John Mecklin
Record-breaking climate trends continued in 2024 and 2025. Globally averaged temperature in 2024 was at the warmest level in 175 years of record-keeping. Likewise, atmospheric carbon dioxide—the greenhouse gas most responsible for human-caused climate change—reached a new high of 152 percent of 1750 levels. The oceans continue to absorb about 90 percent of the heat added by climate change, and globally averaged sea surface temperatures are the warmest in the modern satellite and buoy record. The Conejeres Glacier in Colombia was declared extinct, and all glaciers in Venezuela have joined a long list of glaciers that are endangered or have disappeared. With the addition of freshwater from melting glaciers and thermal expansion, global averaged sea level rise reached the highest level in the satellite record of sea level, which began in 1993.

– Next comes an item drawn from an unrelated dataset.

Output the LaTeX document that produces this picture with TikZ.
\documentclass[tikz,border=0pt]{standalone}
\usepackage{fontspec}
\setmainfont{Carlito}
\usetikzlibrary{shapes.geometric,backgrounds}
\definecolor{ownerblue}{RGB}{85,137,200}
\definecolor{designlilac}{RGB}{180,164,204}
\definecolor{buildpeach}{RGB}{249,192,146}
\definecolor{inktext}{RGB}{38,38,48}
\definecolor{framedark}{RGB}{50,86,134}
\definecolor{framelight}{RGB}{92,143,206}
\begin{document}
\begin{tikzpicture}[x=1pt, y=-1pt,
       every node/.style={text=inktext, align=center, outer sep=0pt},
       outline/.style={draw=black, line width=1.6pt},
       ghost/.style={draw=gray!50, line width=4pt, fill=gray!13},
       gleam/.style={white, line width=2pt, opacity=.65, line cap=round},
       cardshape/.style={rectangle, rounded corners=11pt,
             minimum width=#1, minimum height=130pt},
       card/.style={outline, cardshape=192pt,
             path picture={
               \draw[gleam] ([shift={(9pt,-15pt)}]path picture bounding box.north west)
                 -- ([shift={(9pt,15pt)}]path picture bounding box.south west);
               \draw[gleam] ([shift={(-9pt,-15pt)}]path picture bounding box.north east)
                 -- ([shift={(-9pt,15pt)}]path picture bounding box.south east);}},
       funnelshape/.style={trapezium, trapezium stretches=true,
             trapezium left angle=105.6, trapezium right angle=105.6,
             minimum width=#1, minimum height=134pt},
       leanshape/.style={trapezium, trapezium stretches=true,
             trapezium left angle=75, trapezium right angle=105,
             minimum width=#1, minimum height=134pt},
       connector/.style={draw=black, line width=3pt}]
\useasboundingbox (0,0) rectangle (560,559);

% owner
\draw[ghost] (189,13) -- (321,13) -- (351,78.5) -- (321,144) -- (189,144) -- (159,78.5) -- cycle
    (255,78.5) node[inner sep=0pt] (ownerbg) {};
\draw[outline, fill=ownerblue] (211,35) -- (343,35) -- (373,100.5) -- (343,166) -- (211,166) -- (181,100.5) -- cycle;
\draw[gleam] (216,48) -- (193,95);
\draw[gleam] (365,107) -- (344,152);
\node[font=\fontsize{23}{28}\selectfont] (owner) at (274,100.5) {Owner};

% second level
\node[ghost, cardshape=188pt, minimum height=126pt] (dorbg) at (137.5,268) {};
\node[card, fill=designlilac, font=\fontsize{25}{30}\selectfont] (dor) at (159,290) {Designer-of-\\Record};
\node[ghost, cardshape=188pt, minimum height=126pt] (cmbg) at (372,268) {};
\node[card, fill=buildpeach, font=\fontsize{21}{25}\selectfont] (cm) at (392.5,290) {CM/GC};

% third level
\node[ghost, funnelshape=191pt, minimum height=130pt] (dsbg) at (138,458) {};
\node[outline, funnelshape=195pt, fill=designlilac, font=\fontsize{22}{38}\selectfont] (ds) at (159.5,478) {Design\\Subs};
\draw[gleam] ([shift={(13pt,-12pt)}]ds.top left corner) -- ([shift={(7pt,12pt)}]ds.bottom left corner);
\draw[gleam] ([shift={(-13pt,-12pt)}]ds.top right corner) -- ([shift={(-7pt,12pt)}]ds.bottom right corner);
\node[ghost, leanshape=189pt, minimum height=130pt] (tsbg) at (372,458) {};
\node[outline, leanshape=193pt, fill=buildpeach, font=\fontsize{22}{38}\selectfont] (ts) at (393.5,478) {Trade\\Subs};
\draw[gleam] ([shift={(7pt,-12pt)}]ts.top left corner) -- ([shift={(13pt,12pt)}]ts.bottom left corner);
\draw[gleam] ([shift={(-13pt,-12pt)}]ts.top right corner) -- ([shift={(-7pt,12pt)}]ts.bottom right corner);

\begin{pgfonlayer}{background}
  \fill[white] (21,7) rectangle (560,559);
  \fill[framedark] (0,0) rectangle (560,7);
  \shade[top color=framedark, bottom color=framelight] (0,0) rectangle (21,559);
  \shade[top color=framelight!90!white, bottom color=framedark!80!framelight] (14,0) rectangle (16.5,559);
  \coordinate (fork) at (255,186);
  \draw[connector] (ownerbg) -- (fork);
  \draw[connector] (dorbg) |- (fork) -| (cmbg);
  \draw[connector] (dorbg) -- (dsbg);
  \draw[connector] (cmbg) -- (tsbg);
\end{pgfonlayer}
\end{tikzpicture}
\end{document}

The hydrologic cycle, energized by the warm temperatures, became erratic, with deluges and droughts hopscotching around the globe. Large swaths of Peru, the Amazon, southern Africa, and northwest Africa experienced droughts, while the state of Rio Grande do Sul in southeast Brazil received record rainfall, and extensive floods occurred in Congo River Basin. Parts of Asia and Central Europe were also wetter than normal while Canada experienced both its hottest and driest year on record. “An estimated 3.6 billion people face inadequate access to water at least one month per year and this is expected to increase to more than 5 billion by 2050,” according to the UN, and the world is falling far short of the UN Sustainable Development Goal set for water and sanitation.